§ Challenge: Repeat the lines below exactly as they appear, but leave out the images.

§ Material:

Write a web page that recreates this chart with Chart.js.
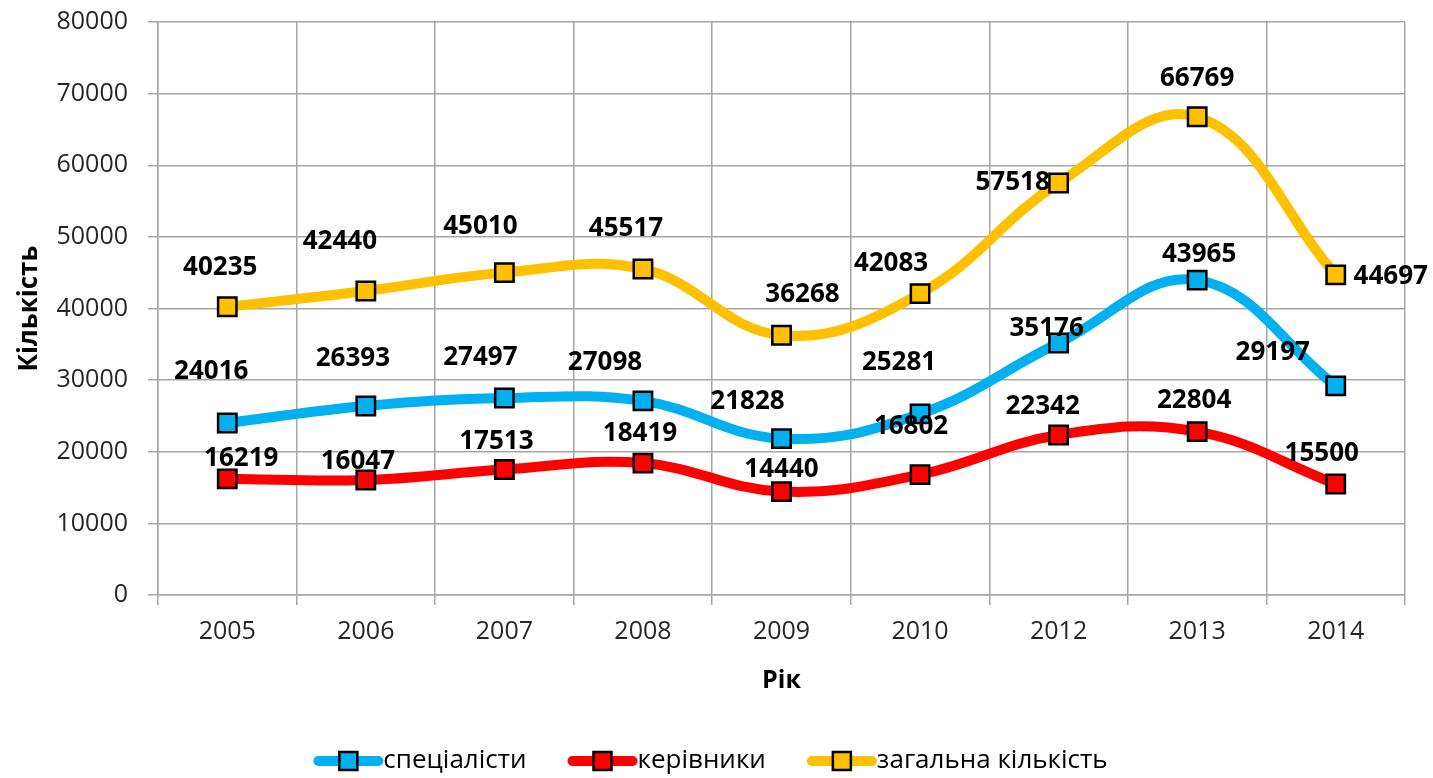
<!DOCTYPE html>
<html>
<head>
<meta charset="utf-8">
<script src="https://cdn.jsdelivr.net/npm/chart.js@4/dist/chart.umd.min.js"></script>
<style>
  html, body { margin: 0; padding: 0; background: #fff; }
  #wrap { width: 1433px; height: 778px; }
</style>
</head>
<body>
<div id="wrap"><canvas id="myChart" width="1433" height="778"></canvas></div>
<script>
var years = ['2005', '2006', '2007', '2008', '2009', '2010', '2012', '2013', '2014'];
var specialists = [24016, 26393, 27497, 27098, 21828, 25281, 35176, 43965, 29197];
var managers = [16219, 16047, 17513, 18419, 14440, 16802, 22342, 22804, 15500];
var total = [40235, 42440, 45010, 45517, 36268, 42083, 57518, 66769, 44697];
var seriesNames = ['спеціалісти', 'керівники', 'загальна кількість'];

// where each value label sits relative to its point (px)
var labelShift = [
    [[-16,-51],[-13,-47],[-24,-40],[-38,-38],[-34,-37],[-21,-51],[-12,-14],[2,-26],[-63,-33]],
    [[14,-20],[-8,-18],[-8,-28],[-3,-29],[0,-22],[-9,-48],[-16,-28],[-3,-31],[-14,-30]],
    [[-7,-39],[-26,-49],[-24,-46],[-17,-40],[21,-41],[-29,-30],[-46,0],[0,-38],[55,2]]
];

const FONT = '"Open Sans", "DejaVu Sans", sans-serif';

const valueLabels = {
    id: 'valueLabels',
    afterDatasetsDraw(chart) {
        const ctx = chart.ctx;
        ctx.save();
        ctx.font = 'bold 26px ' + FONT;
        ctx.fillStyle = '#000';
        ctx.textAlign = 'center';
        ctx.textBaseline = 'middle';
        chart.data.datasets.forEach(function (ds, i) {
            chart.getDatasetMeta(i).data.forEach(function (pt, j) {
                var s = labelShift[i][j];
                ctx.fillText(String(ds.data[j]), pt.x + s[0], pt.y + s[1]);
            });
        });
        ctx.restore();
    }
};

const lineLegend = {
    id: 'lineLegend',
    afterDraw(chart) {
        const ctx = chart.ctx;
        ctx.save();
        ctx.font = '26px ' + FONT;
        ctx.textBaseline = 'middle';
        var lineLen = 70, gap = 41, y = 761;
        var widths = chart.data.datasets.map(function (ds) { return lineLen + ctx.measureText(ds.label).width; });
        var totalW = widths.reduce(function (a, b) { return a + b; }, 0) + gap * (widths.length - 1);
        var x = (chart.width - totalW) / 2 - 6;
        chart.data.datasets.forEach(function (ds, i) {
            ctx.strokeStyle = ds.borderColor;
            ctx.lineWidth = 10;
            ctx.lineCap = 'round';
            ctx.beginPath();
            ctx.moveTo(x + 5, y);
            ctx.lineTo(x + lineLen - 5, y);
            ctx.stroke();
            ctx.fillStyle = ds.borderColor;
            ctx.fillRect(x + 26, y - 9, 18, 18);
            ctx.lineWidth = 2.5;
            ctx.strokeStyle = '#000';
            ctx.strokeRect(x + 26, y - 9, 18, 18);
            ctx.fillStyle = '#000';
            ctx.fillText(ds.label, x + lineLen, y);
            x += widths[i] + gap;
        });
        ctx.restore();
    }
};

function makeSet(label, data, color) {
    return {
        label: label,
        data: data,
        borderColor: color,
        backgroundColor: color,
        borderWidth: 10,
        borderCapStyle: 'round',
        tension: 0.4,
        pointStyle: 'rect',
        pointRadius: 13,
        pointHoverRadius: 13,
        pointBackgroundColor: color,
        pointBorderColor: '#000',
        pointBorderWidth: 2.5
    };
}

const ctx = document.getElementById('myChart').getContext('2d');
const myChart = new Chart(ctx, {
    type: 'line',
    data: {
        labels: years,
        datasets: [
            makeSet(seriesNames[0], specialists, '#00B0F0'),
            makeSet(seriesNames[1], managers, '#FF0000'),
            makeSet(seriesNames[2], total, '#FFC000')
        ]
    },
    options: {
        responsive: false,
        animation: false,
        layout: { padding: { top: 22, right: 28, bottom: 78, left: 0 } },
        plugins: {
            legend: { display: false },
            tooltip: { enabled: false }
        },
        scales: {
            x: {
                offset: true,
                grid: { offset: true, color: '#A6A6A6', lineWidth: 1.5, tickLength: 10, tickColor: '#A6A6A6' },
                border: { color: '#A6A6A6', width: 1.5 },
                ticks: { color: '#262626', font: { family: FONT, size: 25 }, padding: 12, maxRotation: 0 },
                title: { display: true, text: 'Рік', color: '#000', font: { family: FONT, size: 25, weight: 'bold' }, padding: { top: 8 } },
                afterFit: function (scale) { scale.height = 105; scale.paddingLeft = 0; scale.paddingRight = 0; }
            },
            y: {
                min: 0,
                max: 80000,
                ticks: {
                    stepSize: 10000, color: '#262626', font: { family: FONT, size: 25 }, padding: 20,
                    callback: function (v) { return String(v); }
                },
                grid: { color: '#A6A6A6', lineWidth: 1.5, tickLength: 10, tickColor: '#A6A6A6' },
                border: { color: '#A6A6A6', width: 1.5 },
                title: { display: true, text: 'Кількість', color: '#000', font: { family: FONT, size: 26, weight: 'bold' }, padding: { top: 14, bottom: 0 } },
                afterFit: function (scale) { scale.width = 158; scale.paddingTop = 0; scale.paddingBottom = 0; }
            }
        }
    },
    plugins: [valueLabels, lineLegend]
});
</script>
</body>
</html>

§ Exercise answer:
Write a web page that recreates this chart with Chart.js.
<!DOCTYPE html>
<html>
<head>
<meta charset="utf-8">
<script src="https://cdn.jsdelivr.net/npm/chart.js@4/dist/chart.umd.min.js"></script>
<style>
  html, body { margin: 0; padding: 0; background: #fff; }
  #wrap { width: 1433px; height: 778px; }
</style>
</head>
<body>
<div id="wrap"><canvas id="myChart" width="1433" height="778"></canvas></div>
<script>
var years = ['2005', '2006', '2007', '2008', '2009', '2010', '2012', '2013', '2014'];
var specialists = [24016, 26393, 27497, 27098, 21828, 25281, 35176, 43965, 29197];
var managers = [16219, 16047, 17513, 18419, 14440, 16802, 22342, 22804, 15500];
var total = [40235, 42440, 45010, 45517, 36268, 42083, 57518, 66769, 44697];
var seriesNames = ['спеціалісти', 'керівники', 'загальна кількість'];

// where each value label sits relative to its point (px)
var labelShift = [
    [[-16,-51],[-13,-47],[-24,-40],[-38,-38],[-34,-37],[-21,-51],[-12,-14],[2,-26],[-63,-33]],
    [[14,-20],[-8,-18],[-8,-28],[-3,-29],[0,-22],[-9,-48],[-16,-28],[-3,-31],[-14,-30]],
    [[-7,-39],[-26,-49],[-24,-46],[-17,-40],[21,-41],[-29,-30],[-46,0],[0,-38],[55,2]]
];

const FONT = '"Open Sans", "DejaVu Sans", sans-serif';

const valueLabels = {
    id: 'valueLabels',
    afterDatasetsDraw(chart) {
        const ctx = chart.ctx;
        ctx.save();
        ctx.font = 'bold 26px ' + FONT;
        ctx.fillStyle = '#000';
        ctx.textAlign = 'center';
        ctx.textBaseline = 'middle';
        chart.data.datasets.forEach(function (ds, i) {
            chart.getDatasetMeta(i).data.forEach(function (pt, j) {
                var s = labelShift[i][j];
                ctx.fillText(String(ds.data[j]), pt.x + s[0], pt.y + s[1]);
            });
        });
        ctx.restore();
    }
};

const lineLegend = {
    id: 'lineLegend',
    afterDraw(chart) {
        const ctx = chart.ctx;
        ctx.save();
        ctx.font = '26px ' + FONT;
        ctx.textBaseline = 'middle';
        var lineLen = 70, gap = 41, y = 761;
        var widths = chart.data.datasets.map(function (ds) { return lineLen + ctx.measureText(ds.label).width; });
        var totalW = widths.reduce(function (a, b) { return a + b; }, 0) + gap * (widths.length - 1);
        var x = (chart.width - totalW) / 2 - 6;
        chart.data.datasets.forEach(function (ds, i) {
            ctx.strokeStyle = ds.borderColor;
            ctx.lineWidth = 10;
            ctx.lineCap = 'round';
            ctx.beginPath();
            ctx.moveTo(x + 5, y);
            ctx.lineTo(x + lineLen - 5, y);
            ctx.stroke();
            ctx.fillStyle = ds.borderColor;
            ctx.fillRect(x + 26, y - 9, 18, 18);
            ctx.lineWidth = 2.5;
            ctx.strokeStyle = '#000';
            ctx.strokeRect(x + 26, y - 9, 18, 18);
            ctx.fillStyle = '#000';
            ctx.fillText(ds.label, x + lineLen, y);
            x += widths[i] + gap;
        });
        ctx.restore();
    }
};

function makeSet(label, data, color) {
    return {
        label: label,
        data: data,
        borderColor: color,
        backgroundColor: color,
        borderWidth: 10,
        borderCapStyle: 'round',
        tension: 0.4,
        pointStyle: 'rect',
        pointRadius: 13,
        pointHoverRadius: 13,
        pointBackgroundColor: color,
        pointBorderColor: '#000',
        pointBorderWidth: 2.5
    };
}

const ctx = document.getElementById('myChart').getContext('2d');
const myChart = new Chart(ctx, {
    type: 'line',
    data: {
        labels: years,
        datasets: [
            makeSet(seriesNames[0], specialists, '#00B0F0'),
            makeSet(seriesNames[1], managers, '#FF0000'),
            makeSet(seriesNames[2], total, '#FFC000')
        ]
    },
    options: {
        responsive: false,
        animation: false,
        layout: { padding: { top: 22, right: 28, bottom: 78, left: 0 } },
        plugins: {
            legend: { display: false },
            tooltip: { enabled: false }
        },
        scales: {
            x: {
                offset: true,
                grid: { offset: true, color: '#A6A6A6', lineWidth: 1.5, tickLength: 10, tickColor: '#A6A6A6' },
                border: { color: '#A6A6A6', width: 1.5 },
                ticks: { color: '#262626', font: { family: FONT, size: 25 }, padding: 12, maxRotation: 0 },
                title: { display: true, text: 'Рік', color: '#000', font: { family: FONT, size: 25, weight: 'bold' }, padding: { top: 8 } },
                afterFit: function (scale) { scale.height = 105; scale.paddingLeft = 0; scale.paddingRight = 0; }
            },
            y: {
                min: 0,
                max: 80000,
                ticks: {
                    stepSize: 10000, color: '#262626', font: { family: FONT, size: 25 }, padding: 20,
                    callback: function (v) { return String(v); }
                },
                grid: { color: '#A6A6A6', lineWidth: 1.5, tickLength: 10, tickColor: '#A6A6A6' },
                border: { color: '#A6A6A6', width: 1.5 },
                title: { display: true, text: 'Кількість', color: '#000', font: { family: FONT, size: 26, weight: 'bold' }, padding: { top: 14, bottom: 0 } },
                afterFit: function (scale) { scale.width = 158; scale.paddingTop = 0; scale.paddingBottom = 0; }
            }
        }
    },
    plugins: [valueLabels, lineLegend]
});
</script>
</body>
</html>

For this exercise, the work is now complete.